** Start of Given material **

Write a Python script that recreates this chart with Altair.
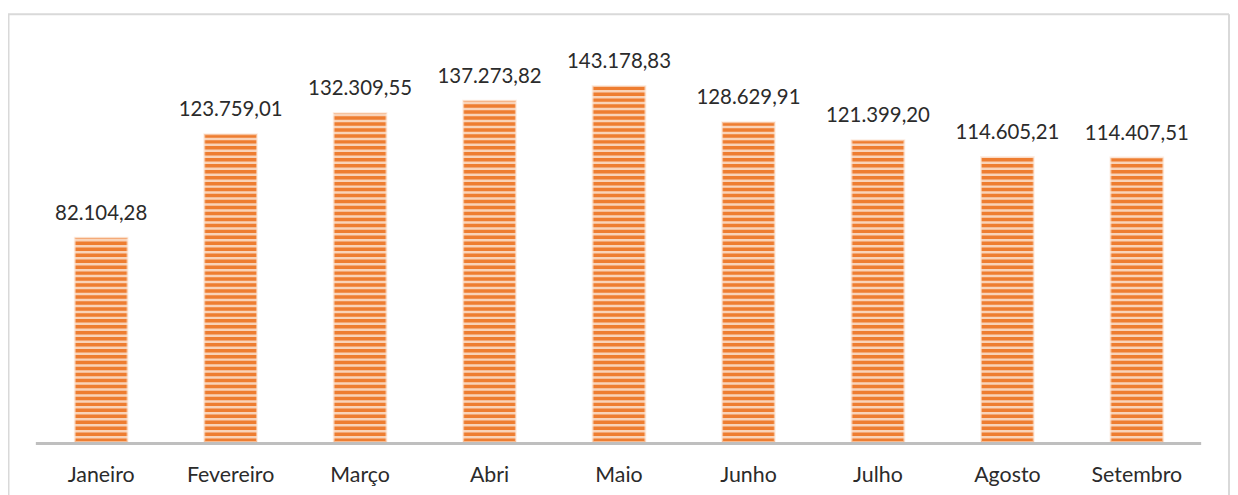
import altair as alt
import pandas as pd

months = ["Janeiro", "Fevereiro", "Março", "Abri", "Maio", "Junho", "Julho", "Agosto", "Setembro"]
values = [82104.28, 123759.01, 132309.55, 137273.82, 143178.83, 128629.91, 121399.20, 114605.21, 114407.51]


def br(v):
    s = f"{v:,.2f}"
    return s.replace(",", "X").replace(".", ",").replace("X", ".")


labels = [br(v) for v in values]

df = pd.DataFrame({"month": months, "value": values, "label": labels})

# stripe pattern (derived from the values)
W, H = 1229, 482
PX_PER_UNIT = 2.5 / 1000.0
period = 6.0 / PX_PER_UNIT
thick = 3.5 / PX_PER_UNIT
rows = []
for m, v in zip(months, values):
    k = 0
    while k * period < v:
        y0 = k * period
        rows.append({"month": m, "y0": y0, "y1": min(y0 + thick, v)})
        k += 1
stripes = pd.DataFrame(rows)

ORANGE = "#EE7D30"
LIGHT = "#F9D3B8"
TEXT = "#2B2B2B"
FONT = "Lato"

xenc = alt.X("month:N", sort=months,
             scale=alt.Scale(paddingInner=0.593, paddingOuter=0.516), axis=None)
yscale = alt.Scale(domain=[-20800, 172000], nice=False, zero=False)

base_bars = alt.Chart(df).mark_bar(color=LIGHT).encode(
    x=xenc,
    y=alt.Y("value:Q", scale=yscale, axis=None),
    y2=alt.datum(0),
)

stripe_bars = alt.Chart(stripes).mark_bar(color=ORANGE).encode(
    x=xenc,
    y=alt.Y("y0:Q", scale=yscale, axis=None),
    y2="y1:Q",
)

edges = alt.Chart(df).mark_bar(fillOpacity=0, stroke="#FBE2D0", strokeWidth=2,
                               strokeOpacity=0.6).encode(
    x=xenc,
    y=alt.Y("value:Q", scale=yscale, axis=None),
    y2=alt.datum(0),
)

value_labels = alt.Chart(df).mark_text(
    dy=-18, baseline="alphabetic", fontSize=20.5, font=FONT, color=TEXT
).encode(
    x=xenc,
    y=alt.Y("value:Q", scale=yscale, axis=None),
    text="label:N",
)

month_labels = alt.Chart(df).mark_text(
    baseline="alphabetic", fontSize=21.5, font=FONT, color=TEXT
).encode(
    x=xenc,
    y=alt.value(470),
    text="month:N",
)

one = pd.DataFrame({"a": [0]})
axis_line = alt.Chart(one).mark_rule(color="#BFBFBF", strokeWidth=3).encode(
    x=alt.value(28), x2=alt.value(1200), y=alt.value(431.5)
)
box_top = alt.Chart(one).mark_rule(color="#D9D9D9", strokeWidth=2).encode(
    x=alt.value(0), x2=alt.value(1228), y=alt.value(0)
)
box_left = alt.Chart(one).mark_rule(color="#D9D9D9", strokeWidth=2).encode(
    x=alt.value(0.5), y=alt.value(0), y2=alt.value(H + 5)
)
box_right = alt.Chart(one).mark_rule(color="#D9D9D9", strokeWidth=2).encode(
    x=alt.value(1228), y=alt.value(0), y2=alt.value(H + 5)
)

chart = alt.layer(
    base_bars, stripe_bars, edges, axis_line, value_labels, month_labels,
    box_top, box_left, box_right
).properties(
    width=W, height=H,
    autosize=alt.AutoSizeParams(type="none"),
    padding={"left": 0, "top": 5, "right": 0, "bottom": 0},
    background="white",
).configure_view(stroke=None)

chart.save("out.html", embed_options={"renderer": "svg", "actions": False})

** End of Given material **

■ What to produce: Leave the pictures out, and print every line of the listing exactly as written.

■ Exercise output:
Write a Python script that recreates this chart with Altair.
import altair as alt
import pandas as pd

months = ["Janeiro", "Fevereiro", "Março", "Abri", "Maio", "Junho", "Julho", "Agosto", "Setembro"]
values = [82104.28, 123759.01, 132309.55, 137273.82, 143178.83, 128629.91, 121399.20, 114605.21, 114407.51]


def br(v):
    s = f"{v:,.2f}"
    return s.replace(",", "X").replace(".", ",").replace("X", ".")


labels = [br(v) for v in values]

df = pd.DataFrame({"month": months, "value": values, "label": labels})

# stripe pattern (derived from the values)
W, H = 1229, 482
PX_PER_UNIT = 2.5 / 1000.0
period = 6.0 / PX_PER_UNIT
thick = 3.5 / PX_PER_UNIT
rows = []
for m, v in zip(months, values):
    k = 0
    while k * period < v:
        y0 = k * period
        rows.append({"month": m, "y0": y0, "y1": min(y0 + thick, v)})
        k += 1
stripes = pd.DataFrame(rows)

ORANGE = "#EE7D30"
LIGHT = "#F9D3B8"
TEXT = "#2B2B2B"
FONT = "Lato"

xenc = alt.X("month:N", sort=months,
             scale=alt.Scale(paddingInner=0.593, paddingOuter=0.516), axis=None)
yscale = alt.Scale(domain=[-20800, 172000], nice=False, zero=False)

base_bars = alt.Chart(df).mark_bar(color=LIGHT).encode(
    x=xenc,
    y=alt.Y("value:Q", scale=yscale, axis=None),
    y2=alt.datum(0),
)

stripe_bars = alt.Chart(stripes).mark_bar(color=ORANGE).encode(
    x=xenc,
    y=alt.Y("y0:Q", scale=yscale, axis=None),
    y2="y1:Q",
)

edges = alt.Chart(df).mark_bar(fillOpacity=0, stroke="#FBE2D0", strokeWidth=2,
                               strokeOpacity=0.6).encode(
    x=xenc,
    y=alt.Y("value:Q", scale=yscale, axis=None),
    y2=alt.datum(0),
)

value_labels = alt.Chart(df).mark_text(
    dy=-18, baseline="alphabetic", fontSize=20.5, font=FONT, color=TEXT
).encode(
    x=xenc,
    y=alt.Y("value:Q", scale=yscale, axis=None),
    text="label:N",
)

month_labels = alt.Chart(df).mark_text(
    baseline="alphabetic", fontSize=21.5, font=FONT, color=TEXT
).encode(
    x=xenc,
    y=alt.value(470),
    text="month:N",
)

one = pd.DataFrame({"a": [0]})
axis_line = alt.Chart(one).mark_rule(color="#BFBFBF", strokeWidth=3).encode(
    x=alt.value(28), x2=alt.value(1200), y=alt.value(431.5)
)
box_top = alt.Chart(one).mark_rule(color="#D9D9D9", strokeWidth=2).encode(
    x=alt.value(0), x2=alt.value(1228), y=alt.value(0)
)
box_left = alt.Chart(one).mark_rule(color="#D9D9D9", strokeWidth=2).encode(
    x=alt.value(0.5), y=alt.value(0), y2=alt.value(H + 5)
)
box_right = alt.Chart(one).mark_rule(color="#D9D9D9", strokeWidth=2).encode(
    x=alt.value(1228), y=alt.value(0), y2=alt.value(H + 5)
)

chart = alt.layer(
    base_bars, stripe_bars, edges, axis_line, value_labels, month_labels,
    box_top, box_left, box_right
).properties(
    width=W, height=H,
    autosize=alt.AutoSizeParams(type="none"),
    padding={"left": 0, "top": 5, "right": 0, "bottom": 0},
    background="white",
).configure_view(stroke=None)

chart.save("out.html", embed_options={"renderer": "svg", "actions": False})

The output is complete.